The Seforno explains that if one robs a convert, he profanes the name of his God in the eyes of the convert who came to find protection under Hashem. Therefore, he is called one who trespasses against the sacred and is required to bring a guilt offering, as is the law regarding all who trespass against Hashem.

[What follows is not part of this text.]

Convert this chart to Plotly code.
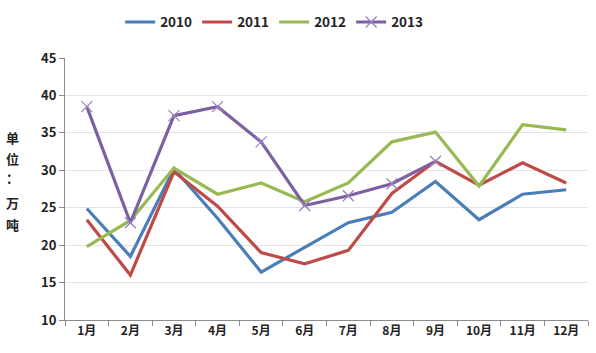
import plotly.graph_objects as go

months = ["1月", "2月", "3月", "4月", "5月", "6月", "7月", "8月", "9月", "10月", "11月", "12月"]
s2010 = [24.9, 18.5, 30.2, 23.6, 16.4, 19.7, 23.0, 24.4, 28.5, 23.4, 26.8, 27.4]
s2011 = [23.4, 16.0, 29.8, 25.2, 19.0, 17.5, 19.3, 26.9, 31.2, 28.0, 31.0, 28.3]
s2012 = [19.8, 23.3, 30.3, 26.8, 28.3, 25.8, 28.3, 33.8, 35.1, 27.9, 36.1, 35.4]
s2013 = [38.5, 23.0, 37.3, 38.5, 33.8, 25.3, 26.6, 28.2, 31.2, None, None, None]

names = ["2010", "2011", "2012", "2013"]
colors = ["#4a7ebb", "#be4b48", "#98b954", "#7d60a0"]
title_chars = ["单", "位", "：", "万", "吨"]

fig = go.Figure()
for name, vals, col in zip(names, [s2010, s2011, s2012, s2013], colors):
    if name == "2013":
        fig.add_trace(go.Scatter(
            x=months, y=vals, name=name, mode="lines+markers",
            line=dict(color=col, width=3.2),
            marker=dict(symbol="x-thin", size=11, line=dict(color="#9a84c0", width=1.3)),
        ))
    else:
        fig.add_trace(go.Scatter(
            x=months, y=vals, name=name, mode="lines",
            line=dict(color=col, width=3.2),
        ))

font_family = "Noto Sans CJK SC, Noto Sans, sans-serif"

# vertical axis title: one character per row
title_y = [0.698, 0.618, 0.542, 0.447, 0.363]
annotations = [
    dict(text=ch, x=-0.101, y=yy, xref="paper", yref="paper", showarrow=False,
         xanchor="center", yanchor="middle",
         font=dict(size=13, color="#222222", weight=600))
    for ch, yy in zip(title_chars, title_y)
]

fig.update_layout(
    width=596, height=353,
    margin=dict(l=65, r=8, t=58, b=33),
    paper_bgcolor="white", plot_bgcolor="white",
    font=dict(family=font_family, size=12, color="#222222"),
    showlegend=True,
    legend=dict(orientation="h", x=0.46, xanchor="center", y=0.937, yanchor="middle",
                xref="container", yref="container",
                font=dict(size=13.5, color="#222222", weight=600), itemwidth=30,
                tracegroupgap=0, entrywidth=32),
    xaxis=dict(
        type="category", showgrid=False, showline=True, linecolor="#8c8c8c", linewidth=1,
        ticks="outside", ticklen=5, tickcolor="#8c8c8c", tickson="boundaries",
        tickfont=dict(size=12, color="#222222", weight=600), range=[-0.5, 11.5],
    ),
    yaxis=dict(
        range=[10, 45], dtick=5, showgrid=True, gridcolor="#e3e3e3", gridwidth=1,
        showline=True, linecolor="#8c8c8c", linewidth=1,
        ticks="outside", ticklen=5, tickcolor="#8c8c8c",
        tickfont=dict(size=13, color="#222222", weight=600), zeroline=False,
    ),
    annotations=annotations,
)

fig.write_html("out.html")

The Seforno is sharing with us a tragic situation. Picture the scene: An individual from outside of the Jewish faith is impressed by the truth of the Torah. He is inspired by the beauty of the Mitzvot and the Jewish way of life. He is uplifted by the values of the Jewish community. Based on these feelings, he decides to convert to Judaism. A short while after his conversion, while he is still basking in the excitement and enthusiasm for Judaism, he is the victim of robbery. To make matters worse, the robber is a Jew. Imagine the shock and the disillusionment that he would feel. In effect, this Jewish thief has stolen more than money or an object. He has stolen the convert's whole image of how pure and beautiful the Torah way of life is. The thief has permanently tarnished the Geir's perception of Hashem. It is for this reason that the sin of Gezel HaGeir is viewed as a direct attack on Hashem.
While stealing from a convert is a unique and hopefully rare situation, the Seforno is highlighting for us the serious consequences of everything that a Jew does. How will our attitudes, behaviors, and actions impact the people around us? Will it lead to the glorification of Hashem, the Torah, and Judaism ? Or will it, Chas VeShalom, diminish them?